Comparison of culture, ELISA and PCR techniques for salmonella detection in faecal samples for cattle, pig and poultry

Erik Eriksson and Anna Aspan

Author Affiliations

National Veterinary Institute, Department of Bacteriology, SE-751 89 Uppsala, Sweden

BMC Veterinary Research 2007, 3:21  doi:10.1186/1746-6148-3-21

Published: 22 September 2007



Performances of different salmonella detection methods were evaluated by applying them to of artificially contaminated faecal specimens from cattle, pigs and poultry. The NMKL71 method, being the standard reference method for detection of salmonella in the official Swedish control program, was compared with the proposed ISO method using MSRV-selective enrichment for culturing, and also with three commercial ELISA- based systems, Bioline Selecta, Bioline Optima and Vidas, a commercial PCR-based method, BAX® system, and three different strategies using PCR detection using a non-commercial PCR system.

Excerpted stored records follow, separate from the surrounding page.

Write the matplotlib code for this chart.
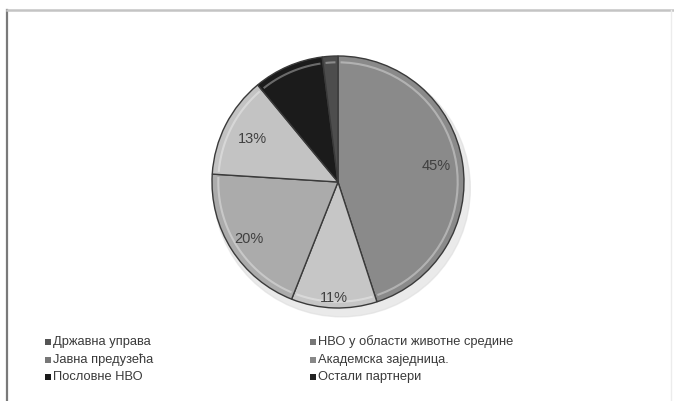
import numpy as np
import matplotlib
matplotlib.use("Agg")
import matplotlib.pyplot as plt
from matplotlib.patches import Rectangle, Ellipse
from matplotlib.lines import Line2D

plt.rcParams['font.family'] = ['Liberation Sans', 'DejaVu Sans']

# data
labels = ['Државна управа', 'НВО у области животне средине', 'Јавна предузећа',
          'Академска заједница.', 'Пословне НВО', 'Остали партнери']
shares = [45, 11, 20, 13, 9, 2]
pct_text = ['45%', '11%', '20%', '13%', '', '']

colors = ['#8a8a8a', '#c6c6c6', '#ababab', '#c3c3c3', '#1b1b1b', '#4d4d4d']
legend_colors = ['#555555', '#777777', '#777777', '#888888', '#1a1a1a', '#222222']
label_dist = [0.79, 0.92, 0.84, 0.76, 0.7, 0.7]

W, H = 674, 401
fig = plt.figure(figsize=(W / 100, H / 100), dpi=100)
fig.patch.set_facecolor('white')

# chart frame
fig.add_artist(Line2D([7 / W, 7 / W], [0, 1 - 10 / H], color='#7a7a7a', lw=1.6))
fig.add_artist(Line2D([7 / W, 1], [1 - 10 / H, 1 - 10 / H], color='#c4c4c4', lw=1.8))
fig.add_artist(Line2D([671 / W, 671 / W], [0, 1 - 10 / H], color='#ececec', lw=1.0))

cx, cy, r = 338, 182, 126
ax = fig.add_axes([(cx - r) / W, (H - cy - r) / H, 2 * r / W, 2 * r / H])

# soft shadow below pie
ax.add_patch(Ellipse((0.03, -0.05), 2.04, 2.04, color='#dddddd', alpha=0.6, zorder=0, clip_on=False))

wedges, _ = ax.pie(shares, colors=colors, startangle=90, counterclock=False, radius=1.0,
                   wedgeprops=dict(edgecolor='#3a3a3a', linewidth=1.0))
ax.set_xlim(-1, 1)
ax.set_ylim(-1, 1)
ax.axis('off')
for w in wedges:
    w.set_zorder(2)
    w.set_clip_on(False)

# inner highlight lines to mimic bevel
for w in wedges:
    t1, t2 = np.deg2rad(w.theta1), np.deg2rad(w.theta2)
    tt = np.linspace(t1 + 0.03, t2 - 0.03, 40)
    ax.plot(0.95 * np.cos(tt), 0.95 * np.sin(tt), color='white', alpha=0.35, lw=1.5, zorder=3,
            clip_on=False)

for w, txt, d in zip(wedges, pct_text, label_dist):
    if not txt:
        continue
    mid = np.deg2rad((w.theta1 + w.theta2) / 2)
    ax.text(d * np.cos(mid), d * np.sin(mid), txt, ha='center', va='center',
            fontsize=10.5, color='#404040', zorder=4)

# legend, two columns, row-major
col_x = [48, 313]
row_y = [342, 360, 377]
for i, (lab, c) in enumerate(zip(labels, legend_colors)):
    x = col_x[i % 2]
    y = row_y[i // 2]
    fig.add_artist(Rectangle(((x - 3) / W, (H - y - 3) / H), 6 / W, 6 / H,
                             facecolor=c, edgecolor='none'))
    fig.text((x + 5) / W, (H - y) / H, lab, fontsize=9.3, color='#3a3a3a', va='center', ha='left')

fig.savefig('out.png', dpi=100)
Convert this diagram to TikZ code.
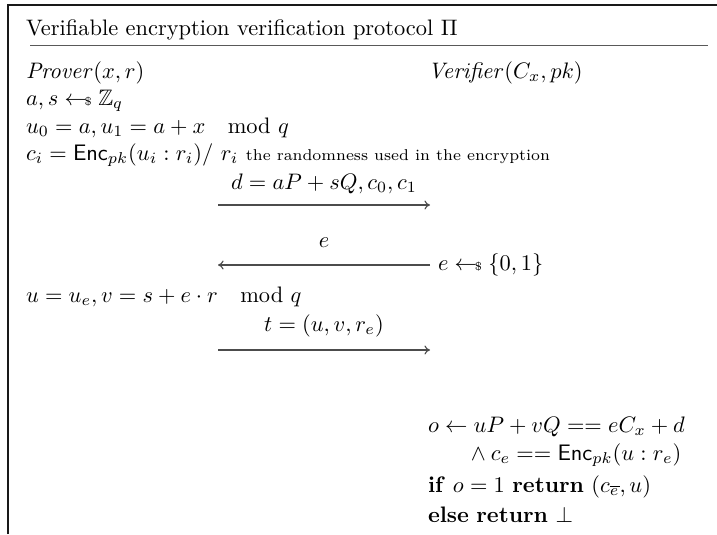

Altogether, 391 samples were tested, and the overall results clearly indicate that, when faeces from all animal species and all serotypes were included, the MSRV performed best, with a calculated accuracy of 99% and a calculated sensitivity of 98%. The second most sensitive and specific method was the BAX® system, using the modified enrichment protocol as recommended by the manufacturer for faecal samples. However, this protocol includes one additional day of work, as compared with the standard procedure for food sample analysis by the same method. The different strategies for salmonella detection using non-commercial PCR showed a sensitivity and specificity in the same range as the BAX® method; furthermore, results were obtained more quickly. The various commercial ELISA methods and the NMKL method showed the poorest performance of the methods included in the study, and were closely dependent on the origin of the faeces used and on which salmonella strain was to be detected.


The study showed that the sensitivity of the different methods depended to a great extent on the origin of the faecal matrices and the salmonella strains used to "spike" the samples.